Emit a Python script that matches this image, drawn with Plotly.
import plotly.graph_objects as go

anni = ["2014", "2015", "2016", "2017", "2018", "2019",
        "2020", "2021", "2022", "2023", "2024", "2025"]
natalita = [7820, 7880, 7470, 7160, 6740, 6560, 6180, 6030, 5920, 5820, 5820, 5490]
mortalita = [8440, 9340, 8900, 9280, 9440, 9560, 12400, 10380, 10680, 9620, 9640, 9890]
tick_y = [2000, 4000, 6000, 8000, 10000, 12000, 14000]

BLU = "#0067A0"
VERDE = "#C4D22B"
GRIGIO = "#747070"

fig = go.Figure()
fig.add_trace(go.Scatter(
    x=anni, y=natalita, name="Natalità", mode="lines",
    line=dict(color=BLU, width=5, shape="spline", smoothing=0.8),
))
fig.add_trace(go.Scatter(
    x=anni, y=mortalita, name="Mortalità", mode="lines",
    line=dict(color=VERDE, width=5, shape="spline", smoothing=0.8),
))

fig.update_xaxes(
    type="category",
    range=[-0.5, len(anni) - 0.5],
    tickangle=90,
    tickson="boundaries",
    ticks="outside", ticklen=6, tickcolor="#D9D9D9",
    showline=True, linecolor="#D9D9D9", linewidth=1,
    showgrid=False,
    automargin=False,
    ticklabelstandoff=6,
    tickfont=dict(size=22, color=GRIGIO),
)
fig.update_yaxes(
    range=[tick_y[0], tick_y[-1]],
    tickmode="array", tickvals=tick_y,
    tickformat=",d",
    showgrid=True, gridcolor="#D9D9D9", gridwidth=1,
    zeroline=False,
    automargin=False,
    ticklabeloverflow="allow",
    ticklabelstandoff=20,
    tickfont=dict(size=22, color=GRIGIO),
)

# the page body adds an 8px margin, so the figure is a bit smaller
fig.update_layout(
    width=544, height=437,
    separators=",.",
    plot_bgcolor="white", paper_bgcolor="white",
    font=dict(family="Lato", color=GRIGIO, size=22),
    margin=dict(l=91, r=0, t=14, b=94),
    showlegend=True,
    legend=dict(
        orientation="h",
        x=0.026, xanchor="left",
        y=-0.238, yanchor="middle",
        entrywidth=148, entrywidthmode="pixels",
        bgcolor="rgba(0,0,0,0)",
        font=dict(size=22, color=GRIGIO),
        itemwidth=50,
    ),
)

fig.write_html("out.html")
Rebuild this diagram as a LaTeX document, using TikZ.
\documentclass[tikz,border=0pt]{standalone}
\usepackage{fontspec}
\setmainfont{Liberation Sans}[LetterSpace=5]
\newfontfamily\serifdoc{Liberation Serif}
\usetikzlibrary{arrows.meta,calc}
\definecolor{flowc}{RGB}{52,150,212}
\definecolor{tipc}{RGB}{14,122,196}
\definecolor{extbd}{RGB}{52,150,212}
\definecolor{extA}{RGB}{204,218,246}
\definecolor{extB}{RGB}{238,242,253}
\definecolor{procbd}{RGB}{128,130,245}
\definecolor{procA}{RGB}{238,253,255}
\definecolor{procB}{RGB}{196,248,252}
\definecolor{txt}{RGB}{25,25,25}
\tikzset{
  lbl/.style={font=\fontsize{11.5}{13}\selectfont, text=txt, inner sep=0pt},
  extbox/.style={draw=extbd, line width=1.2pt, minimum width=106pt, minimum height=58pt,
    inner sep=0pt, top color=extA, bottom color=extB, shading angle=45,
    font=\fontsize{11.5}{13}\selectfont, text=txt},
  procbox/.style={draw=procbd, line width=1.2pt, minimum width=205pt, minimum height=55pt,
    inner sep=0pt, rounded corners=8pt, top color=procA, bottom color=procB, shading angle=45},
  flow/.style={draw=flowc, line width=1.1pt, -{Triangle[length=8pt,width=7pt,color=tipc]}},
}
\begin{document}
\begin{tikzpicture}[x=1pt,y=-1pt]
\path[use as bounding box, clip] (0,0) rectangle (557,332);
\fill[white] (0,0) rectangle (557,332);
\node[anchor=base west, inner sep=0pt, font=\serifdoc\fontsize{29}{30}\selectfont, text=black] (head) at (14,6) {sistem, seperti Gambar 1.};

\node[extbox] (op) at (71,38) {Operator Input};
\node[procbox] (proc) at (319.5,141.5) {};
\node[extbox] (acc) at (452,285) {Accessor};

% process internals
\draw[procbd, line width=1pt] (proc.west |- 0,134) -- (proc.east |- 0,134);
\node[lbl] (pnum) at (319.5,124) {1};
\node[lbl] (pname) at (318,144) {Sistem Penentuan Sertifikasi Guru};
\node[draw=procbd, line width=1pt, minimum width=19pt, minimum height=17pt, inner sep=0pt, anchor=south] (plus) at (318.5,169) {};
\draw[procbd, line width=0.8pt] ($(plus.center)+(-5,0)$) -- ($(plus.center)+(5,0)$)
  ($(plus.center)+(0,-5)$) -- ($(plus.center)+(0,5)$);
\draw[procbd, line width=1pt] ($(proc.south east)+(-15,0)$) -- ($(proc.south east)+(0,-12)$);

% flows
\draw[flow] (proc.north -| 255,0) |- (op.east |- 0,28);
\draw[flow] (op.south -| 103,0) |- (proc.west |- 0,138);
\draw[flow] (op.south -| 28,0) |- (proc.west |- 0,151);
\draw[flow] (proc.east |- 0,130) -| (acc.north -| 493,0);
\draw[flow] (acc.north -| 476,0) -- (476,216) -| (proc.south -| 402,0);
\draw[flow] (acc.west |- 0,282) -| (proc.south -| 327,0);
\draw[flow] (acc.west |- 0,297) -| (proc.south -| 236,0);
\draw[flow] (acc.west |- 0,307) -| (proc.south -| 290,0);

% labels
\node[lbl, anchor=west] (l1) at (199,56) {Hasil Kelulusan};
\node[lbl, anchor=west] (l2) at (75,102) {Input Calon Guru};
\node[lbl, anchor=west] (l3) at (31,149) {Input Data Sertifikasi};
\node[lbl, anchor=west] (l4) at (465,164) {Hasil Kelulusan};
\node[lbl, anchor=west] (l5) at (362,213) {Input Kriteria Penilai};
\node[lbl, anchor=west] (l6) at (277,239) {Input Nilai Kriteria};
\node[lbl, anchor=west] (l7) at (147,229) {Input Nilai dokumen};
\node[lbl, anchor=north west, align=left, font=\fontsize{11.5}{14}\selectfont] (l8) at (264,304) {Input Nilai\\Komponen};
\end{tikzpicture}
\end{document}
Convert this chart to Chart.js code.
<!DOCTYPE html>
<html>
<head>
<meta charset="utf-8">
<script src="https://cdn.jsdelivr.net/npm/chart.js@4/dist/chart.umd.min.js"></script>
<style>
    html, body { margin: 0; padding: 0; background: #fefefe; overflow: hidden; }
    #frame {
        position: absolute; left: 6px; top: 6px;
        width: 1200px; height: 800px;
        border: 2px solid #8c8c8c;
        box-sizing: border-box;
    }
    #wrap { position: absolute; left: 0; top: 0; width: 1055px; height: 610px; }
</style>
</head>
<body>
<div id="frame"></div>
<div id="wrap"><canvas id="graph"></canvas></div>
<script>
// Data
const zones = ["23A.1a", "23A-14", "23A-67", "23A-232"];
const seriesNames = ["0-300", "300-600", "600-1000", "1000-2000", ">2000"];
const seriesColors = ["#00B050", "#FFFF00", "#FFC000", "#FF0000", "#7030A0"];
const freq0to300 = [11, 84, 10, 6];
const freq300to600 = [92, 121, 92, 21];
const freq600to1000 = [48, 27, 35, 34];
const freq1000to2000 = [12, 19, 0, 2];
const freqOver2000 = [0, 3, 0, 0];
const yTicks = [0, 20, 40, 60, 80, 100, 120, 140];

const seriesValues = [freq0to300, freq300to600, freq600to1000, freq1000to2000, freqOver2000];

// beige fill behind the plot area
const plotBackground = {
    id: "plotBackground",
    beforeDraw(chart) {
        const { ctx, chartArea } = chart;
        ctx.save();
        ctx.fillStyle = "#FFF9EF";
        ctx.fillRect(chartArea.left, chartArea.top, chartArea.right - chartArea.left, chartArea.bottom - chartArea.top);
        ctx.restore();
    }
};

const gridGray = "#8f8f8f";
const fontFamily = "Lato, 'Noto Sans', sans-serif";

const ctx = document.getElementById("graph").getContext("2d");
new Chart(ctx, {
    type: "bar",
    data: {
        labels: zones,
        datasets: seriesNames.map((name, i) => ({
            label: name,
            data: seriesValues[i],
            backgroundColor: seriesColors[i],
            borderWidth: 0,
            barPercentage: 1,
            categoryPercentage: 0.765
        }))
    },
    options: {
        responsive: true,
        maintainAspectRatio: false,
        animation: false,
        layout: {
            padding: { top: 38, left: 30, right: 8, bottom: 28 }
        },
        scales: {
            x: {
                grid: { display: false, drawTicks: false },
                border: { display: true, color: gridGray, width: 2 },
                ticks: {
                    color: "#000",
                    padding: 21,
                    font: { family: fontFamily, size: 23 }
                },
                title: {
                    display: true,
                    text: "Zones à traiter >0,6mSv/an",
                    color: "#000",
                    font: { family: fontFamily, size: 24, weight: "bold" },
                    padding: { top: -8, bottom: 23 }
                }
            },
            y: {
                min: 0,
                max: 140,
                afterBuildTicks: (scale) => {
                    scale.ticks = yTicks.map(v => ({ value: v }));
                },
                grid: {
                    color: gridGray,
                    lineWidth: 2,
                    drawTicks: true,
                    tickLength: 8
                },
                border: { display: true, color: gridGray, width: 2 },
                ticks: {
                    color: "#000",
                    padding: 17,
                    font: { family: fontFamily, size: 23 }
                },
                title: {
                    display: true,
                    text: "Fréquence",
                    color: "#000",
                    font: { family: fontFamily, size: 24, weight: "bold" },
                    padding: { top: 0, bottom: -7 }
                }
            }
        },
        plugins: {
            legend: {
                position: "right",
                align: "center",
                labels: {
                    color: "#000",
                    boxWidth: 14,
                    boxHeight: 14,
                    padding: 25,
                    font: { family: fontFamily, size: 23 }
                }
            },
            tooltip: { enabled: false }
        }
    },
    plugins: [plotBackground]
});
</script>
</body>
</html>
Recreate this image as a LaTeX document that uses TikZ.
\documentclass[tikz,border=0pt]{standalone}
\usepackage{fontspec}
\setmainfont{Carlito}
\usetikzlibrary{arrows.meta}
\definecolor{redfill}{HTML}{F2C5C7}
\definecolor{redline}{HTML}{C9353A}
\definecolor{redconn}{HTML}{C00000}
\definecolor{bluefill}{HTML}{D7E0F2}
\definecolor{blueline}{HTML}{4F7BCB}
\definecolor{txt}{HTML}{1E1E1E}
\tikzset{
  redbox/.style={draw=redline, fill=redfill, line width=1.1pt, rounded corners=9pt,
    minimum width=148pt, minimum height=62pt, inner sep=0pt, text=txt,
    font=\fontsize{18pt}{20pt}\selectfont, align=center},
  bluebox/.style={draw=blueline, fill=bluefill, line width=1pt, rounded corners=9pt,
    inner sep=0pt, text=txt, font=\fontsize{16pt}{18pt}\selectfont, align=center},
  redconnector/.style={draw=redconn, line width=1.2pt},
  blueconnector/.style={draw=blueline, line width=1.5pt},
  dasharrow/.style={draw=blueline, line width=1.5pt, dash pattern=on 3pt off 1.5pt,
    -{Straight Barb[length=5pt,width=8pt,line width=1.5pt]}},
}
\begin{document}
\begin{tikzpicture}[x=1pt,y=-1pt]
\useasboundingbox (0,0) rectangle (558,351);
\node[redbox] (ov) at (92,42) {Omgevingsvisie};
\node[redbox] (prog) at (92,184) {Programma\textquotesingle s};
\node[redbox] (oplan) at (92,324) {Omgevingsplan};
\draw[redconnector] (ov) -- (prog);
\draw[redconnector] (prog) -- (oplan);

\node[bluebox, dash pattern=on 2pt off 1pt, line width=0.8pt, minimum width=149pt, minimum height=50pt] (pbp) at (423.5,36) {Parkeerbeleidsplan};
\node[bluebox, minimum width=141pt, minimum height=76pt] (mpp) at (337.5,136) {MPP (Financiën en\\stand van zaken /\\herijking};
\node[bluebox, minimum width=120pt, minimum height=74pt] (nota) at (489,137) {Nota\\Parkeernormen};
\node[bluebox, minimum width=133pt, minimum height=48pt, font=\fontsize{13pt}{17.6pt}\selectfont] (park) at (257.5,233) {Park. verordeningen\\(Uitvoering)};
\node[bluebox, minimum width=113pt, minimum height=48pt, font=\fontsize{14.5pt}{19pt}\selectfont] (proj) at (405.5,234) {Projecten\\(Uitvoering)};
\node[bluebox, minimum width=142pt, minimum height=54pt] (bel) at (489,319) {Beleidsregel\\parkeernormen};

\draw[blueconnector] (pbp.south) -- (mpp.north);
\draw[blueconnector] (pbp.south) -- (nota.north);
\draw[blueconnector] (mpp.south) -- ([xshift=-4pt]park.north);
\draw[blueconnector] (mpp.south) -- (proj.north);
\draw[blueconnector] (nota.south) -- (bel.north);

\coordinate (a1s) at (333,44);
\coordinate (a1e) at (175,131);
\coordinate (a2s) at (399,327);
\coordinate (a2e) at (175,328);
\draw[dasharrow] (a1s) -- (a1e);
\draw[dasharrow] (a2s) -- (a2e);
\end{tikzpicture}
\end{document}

—————

▶ **GIVEN EXERCISE**
Every line from the first entry to the line containing "import plotly.graph_objects as go" should be transcribed exactly, and nothing beyond it.

▶ **PROBLEM SOLUTION**
Emit a Python script that matches this image, drawn with Plotly.
import plotly.graph_objects as go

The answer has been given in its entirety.